15: Charlie, Delta, Foxtrot

03.08.2011 – 03.08.2011 sunny 22 °C

Arrived late last night so decided this morning to get up early and go discover the city. Berlin is a pretty big city, but with a good map of the city and a subway ticket you’re all set!

Started down town at the Hopfbahn (main train station) and started walking towards the sites. Reichstag on your left, Brandenburg Gate on your right and the Tiergarten directly behind! I reckon I could do this tour guiding stuff! No in all serious-ness I had a couple of goals today and seeing some of the sites was actually a bonus in my travels. First stop was to try and find the Aussie embassy (no I’m not in trouble… stop stressing… I need to try and extend my EU visa and am trying to find out the best way)… most of the embassies are near the Brandenburg gate so I thought if I just went for a wander I’d find our flag and in I’d go…. It was a good plan except our embassy is on the other side of the river and a fair way from the gate! (I guess we can’t afford the real estate prices!!)

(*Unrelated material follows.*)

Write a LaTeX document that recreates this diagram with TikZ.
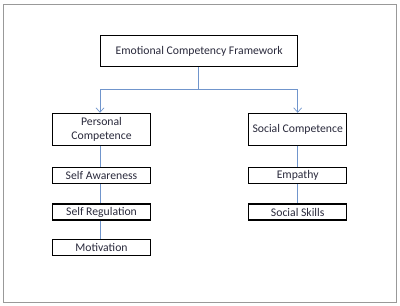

Second goal for the day was to find a book store and buy a map, road atlas and guide book for the rest of my Germany trip… Considering I was planning to leave this city in a couple of days and start driving I thought it might be an idea to work out where I was going and how I was going to get there and hopefully what sort of things I might see on my way! 50 Euro later I walked out of a bookshop with everything my little heart could desire… including the address and office hours of the AU embassy! (which by the way is only open 3 days a week for only two hours each of those days… what do our civil servants do for the rest of the time????????—maybe I should consider a career change to the foreign dept!)

Now that I had ticked off my two jobs I decided to go and do some more site seeing. So I wandered down Freidrichstrasse to see Check Point Charlie. There is still a really cheesy tourist attraction (that I still avidly took photos of!) at the point where Checkpoint Charlie used to exist… you can even get your passport stamped (if you pay 10 E and if you have your passport—neither of which I had on me). Right next to the check point is a museum dedicated to the cold war.

I was surprised to learn that the wall wasn’t built til 61… for some reason I thought it had gone up in the 50s! The two separate countries were officially announced in ’49 meaning that from this time onwards Berlin was split down the middle into two separate zones (originally there were 4 sectors- the American, British, French and Soviet- the three western sectors joined together before 49). At first this wasn’t overly noticeable but by ’53 a huge popular uprising occurred. Over 200,000 Berliners (both from the East and the West) took to the streets to complain about a new law that had been passed by the East German govt. This law meant that E German’s had to increase their work output without any change to their level of pay. This was the last common demonstration within E Germany because it ended by Soviet tanks and troops opening fire on the protesters. The number killed at this demonstration is unknown. From this time forward many E Germans made the move to the West. Over 2million E Germans had moved to the west by 61. Therefore the E German govt decided to erect a barb wired fence to stop people moving to the west. During one whole night the entirety of West Berlin was surrounded by troops and barbed wire- thus the first wall was installed.

Over the next 20 years the wall moved from a barbed wire fence right up to being a concrete wall with a 100m “no go” zone including trip wires, machine guns, dogs… The E German govt told the pop’n of E Germany it was to keep out the “fascists” but in actual fact it was to keep the E German population in E Germany.

There were some pretty amazing escapes that occurred in the early years of the wall… One guy built himself a hot air balloon and put his family and another family in his home grown balloon and sailed the whole family into W Germany! Another guy built his own submarine and got to Denmark! Another family made an escape to W Berlin by firing an arrow (with fishing wire connected) across the wall to his mate on the other side… his mate attached a rope to the fishing wire and they climbed hand over hand across the rope to W Berlin! One guy got more than 800 people across the border by putting them inside two specially made welding units… He would drive into the East each day with his welding gear, do his welding jobs and on the way home pick up a person or two and fit them into his welding boxes and then drive them over the border—his comment was that the cars were always checked but no-one ever thought to look inside the welding gear. One of the welders is still on display in the museum and it was actually quite roomy! The other “great escape” that I liked was a VW that had its bonnet modified so that someone could fit in under the hood but hidden by the spare tyre… not sure I could have fit in there but someone small could have!

Headed back to the digs after the museum with the plan to have an early night and get myself on a guided tour of the city for the next day.